• _PROBLEM STATEMENT_:
Search the material for the word "code" and report each line where it turns up.

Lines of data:
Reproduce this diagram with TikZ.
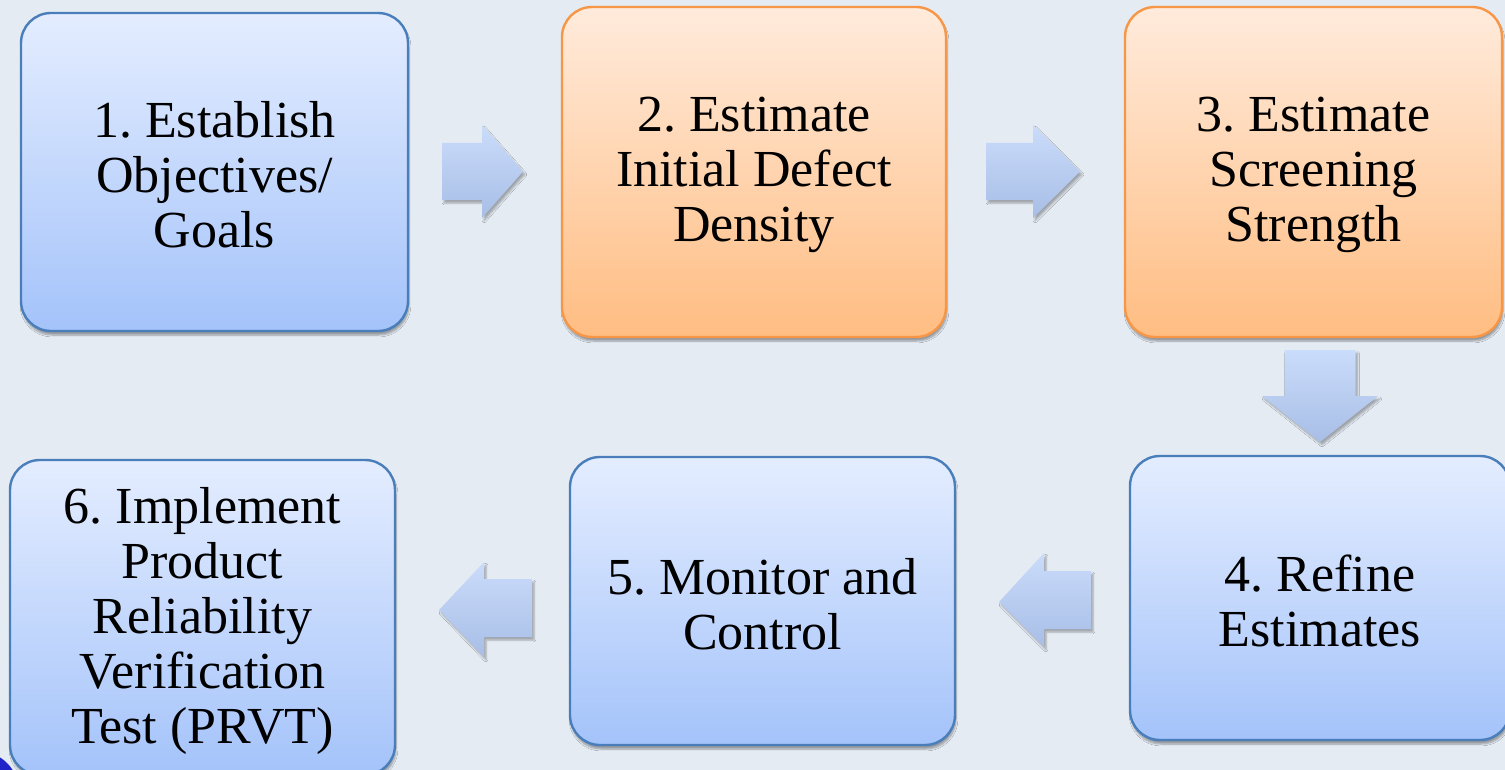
\documentclass[tikz,border=0pt]{standalone}
\usepackage{fontspec}
\setmainfont{Liberation Serif}
\usetikzlibrary{shadows.blur}
\frenchspacing

\definecolor{bgpanel}{RGB}{228,235,243}
\definecolor{bluetop}{RGB}{228,237,255}
\definecolor{bluebot}{RGB}{164,195,250}
\definecolor{blueline}{RGB}{74,126,187}
\definecolor{orangetop}{RGB}{255,235,220}
\definecolor{orangebot}{RGB}{255,189,130}
\definecolor{orangeline}{RGB}{247,150,70}
\definecolor{arrowtop}{RGB}{202,220,251}
\definecolor{arrowbot}{RGB}{168,190,230}
\definecolor{cornerblue}{RGB}{32,36,200}

\tikzset{
  stepbox/.style={
    rectangle, rounded corners=30pt, inner sep=0pt, line width=2.4pt,
    blur shadow={shadow xshift=1pt, shadow yshift=-4pt, shadow opacity=35, shadow blur steps=6}
  },
  bluebox/.style={stepbox, draw=blueline, top color=bluetop, bottom color=bluebot},
  orangebox/.style={stepbox, draw=orangeline, top color=orangetop, bottom color=orangebot},
  steptext/.style={inner sep=0pt, align=center, font=\fontsize{52}{55}\selectfont, yshift=-3pt},
  flowarrow/.style={
    top color=arrowtop, bottom color=arrowbot, draw=none,
    blur shadow={shadow xshift=2pt, shadow yshift=-3pt, shadow opacity=30, shadow blur steps=5}
  }
}

\begin{document}
\begin{tikzpicture}[x=1pt,y=-1pt]
  % canvas
  \useasboundingbox (0,0) rectangle (1505,770);
  \clip (0,0) rectangle (1505,770);
  \fill[bgpanel] (0,0) rectangle (1505,770);

  % process steps
  \node[bluebox, minimum width=387pt, minimum height=318pt] (b1) at (214.5,172) {};
  \node[orangebox, minimum width=384pt, minimum height=330pt] (b2) at (754,172) {};
  \node[orangebox, minimum width=377pt, minimum height=330pt] (b3) at (1313.5,172) {};
  \node[bluebox, minimum width=380pt, minimum height=284pt] (b4) at (1320,598) {};
  \node[bluebox, minimum width=385pt, minimum height=288pt] (b5) at (762.5,601) {};
  \node[bluebox, minimum width=385pt, minimum height=315pt] (b6) at (202.5,617.5) {};

  % step labels
  \node[steptext] (t1) at (b1.center) {1. Establish\\Objectives/\\Goals};
  \node[steptext] (t2) at (b2.center) {2. Estimate\\Initial Defect\\Density};
  \node[steptext] (t3) at (b3.center) {3. Estimate\\Screening\\Strength};
  \node[steptext] (t4) at (b4.center) {4. Refine\\Estimates};
  \node[steptext] (t5) at (b5.center) {5. Monitor and\\Control};
  \node[steptext] (t6) at (b6.center) {6. Implement\\Product\\Reliability\\Verification\\Test (PRVT)};

  % block arrows between the steps
  \coordinate (a12) at (482.5,171.5);
  \coordinate (a23) at (1033,171.5);
  \coordinate (a34) at (1320,396);
  \coordinate (a45) at (1045,600);
  \coordinate (a56) at (485.5,609.5);

  \path[flowarrow, shift={(a12)}]
    (-40.5,-28.5) -- (-0.5,-28.5) -- (-0.5,-46.5) -- (40.5,0) --
    (-0.5,46.5) -- (-0.5,28.5) -- (-40.5,28.5) -- cycle;
  \path[flowarrow, shift={(a23)}]
    (-47,-28.5) -- (0,-28.5) -- (0,-46.5) -- (47,0) --
    (0,46.5) -- (0,28.5) -- (-47,28.5) -- cycle;
  \path[flowarrow, shift={(a34)}]
    (-35.5,-46) -- (35.5,-46) -- (35.5,0) -- (58,0) --
    (0,46) -- (-58,0) -- (-35.5,0) -- cycle;
  \path[flowarrow, shift={(a45)}]
    (46,-29) -- (-1,-29) -- (-1,-47) -- (-46,2) --
    (-1,47) -- (-1,29) -- (46,29) -- cycle;
  \path[flowarrow, shift={(a56)}]
    (46.5,-30.5) -- (-1.5,-30.5) -- (-1.5,-47.5) -- (-46.5,0.5) --
    (-1.5,47.5) -- (-1.5,27.5) -- (46.5,27.5) -- cycle;

  % corner ornament
  \fill[cornerblue] (-22,792) circle (41pt);
\end{tikzpicture}
\end{document}
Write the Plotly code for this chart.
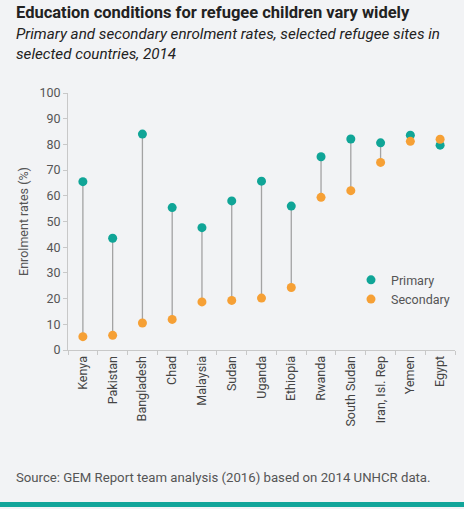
import plotly.graph_objects as go

countries = ["Kenya", "Pakistan", "Bangladesh", "Chad", "Malaysia", "Sudan", "Uganda",
             "Ethiopia", "Rwanda", "South Sudan", "Iran, Isl. Rep", "Yemen", "Egypt"]
primary = [65.5, 43.5, 84.0, 55.4, 47.6, 58.0, 65.7, 56.0, 75.2, 82.1, 80.6, 83.6, 79.7]
secondary = [5.2, 5.7, 10.5, 11.9, 18.7, 19.3, 20.2, 24.3, 59.4, 62.0, 73.0, 81.2, 82.0]
y_ticks = list(range(0, 101, 10))

TEAL = "#10a597"
ORANGE = "#f6a035"
BG = "#f2f3f5"
FONT = "Roboto"

line_x, line_y = [], []
for c, p, s in zip(countries, primary, secondary):
    line_x += [c, c, None]
    line_y += [p, s, None]

fig = go.Figure()
fig.add_trace(go.Scatter(x=line_x, y=line_y, mode="lines",
                         line=dict(color="#a3a3a3", width=1.3),
                         showlegend=False, hoverinfo="skip"))
fig.add_trace(go.Scatter(x=countries, y=primary, mode="markers", name="Primary",
                         marker=dict(color=TEAL, size=9)))
fig.add_trace(go.Scatter(x=countries, y=secondary, mode="markers", name="Secondary",
                         marker=dict(color=ORANGE, size=9)))

LEFT = -54 / 387

fig.update_layout(
    width=464, height=509,
    margin=dict(l=68, r=9, t=93, b=159),
    paper_bgcolor=BG, plot_bgcolor=BG,
    font=dict(family=FONT, size=12, color="#555555"),
    showlegend=True,
    legend=dict(x=1, y=0.33, xanchor="right", yanchor="top",
                bgcolor="rgba(0,0,0,0)", font=dict(size=12.5, color="#555555"),
                tracegroupgap=10, itemwidth=30),
    xaxis=dict(type="category", categoryorder="array", categoryarray=countries,
               range=[-0.5, 12.5], tickangle=-90, showgrid=False,
               showline=True, linecolor="#c8c8c8", linewidth=1,
               ticks="outside", tickson="boundaries", ticklen=4, tickcolor="#c8c8c8",
               tickfont=dict(size=12.5, color="#444444"), zeroline=False,
               automargin=False),
    yaxis=dict(range=[0, 100], tickvals=y_ticks, showgrid=False, zeroline=False,
               showline=True, linecolor="#c8c8c8", linewidth=1,
               ticks="outside", ticklen=4, tickcolor="#c8c8c8",
               tickfont=dict(size=12.5, color="#555555"), automargin=False,
               title=dict(text="Enrolment rates (%)", font=dict(size=12.5, color="#555555"),
                          standoff=8)),
)

fig.add_annotation(text="<b>Education conditions for refugee children vary widely</b>",
                   xref="paper", yref="paper", x=LEFT, y=1 + (93 - 12) / 257,
                   xanchor="left", yanchor="middle", showarrow=False,
                   font=dict(size=16.5, color="#222222", family=FONT))
fig.add_annotation(text="<i>Primary and secondary enrolment rates, selected refugee sites in<br>selected countries, 2014</i>",
                   xref="paper", yref="paper", x=LEFT, y=1 + (93 - 23) / 257,
                   xanchor="left", yanchor="top", showarrow=False, align="left",
                   font=dict(size=15.2, color="#222222", family=FONT))
fig.add_annotation(text="Source: GEM Report team analysis (2016) based on 2014 UNHCR data.",
                   xref="paper", yref="paper", x=LEFT, y=-(477 - 350) / 257,
                   xanchor="left", yanchor="middle", showarrow=False,
                   font=dict(size=13.2, color="#555555", family=FONT))
fig.add_shape(type="rect", xref="paper", yref="paper",
              x0=-68/387 - 0.02, x1=1 + 9/387 + 0.02,
              y0=-(507 - 350) / 257, y1=-(502 - 350) / 257,
              fillcolor="#12a59a", line=dict(width=0), layer="above")

fig.write_html("out.html")
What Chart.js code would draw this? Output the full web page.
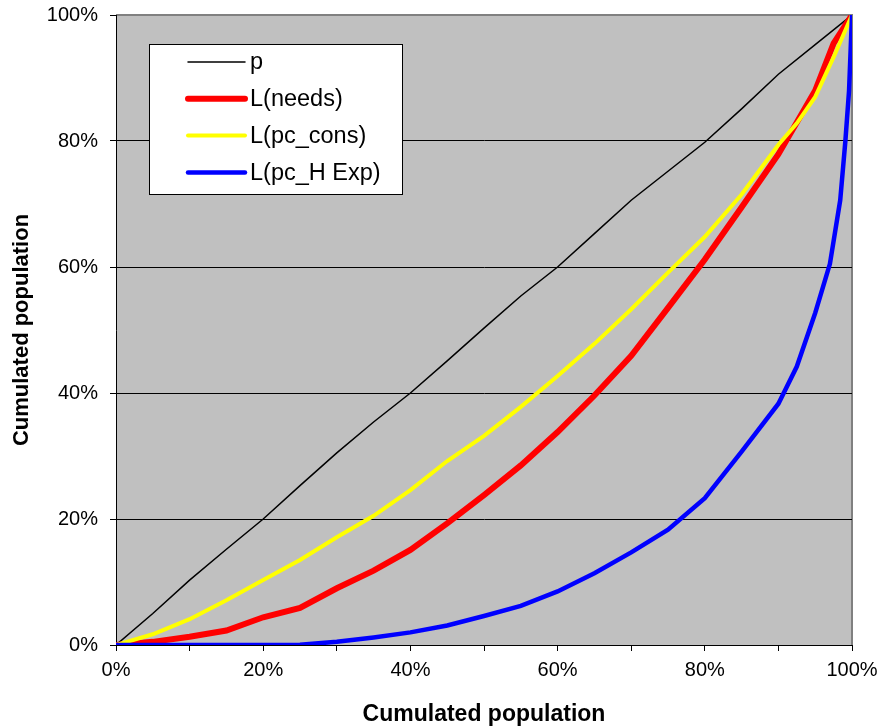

• _RESULT FOR THIS TASK_:
Write the Plotly code for this chart.
What Chart.js code would draw this? Output the full web page.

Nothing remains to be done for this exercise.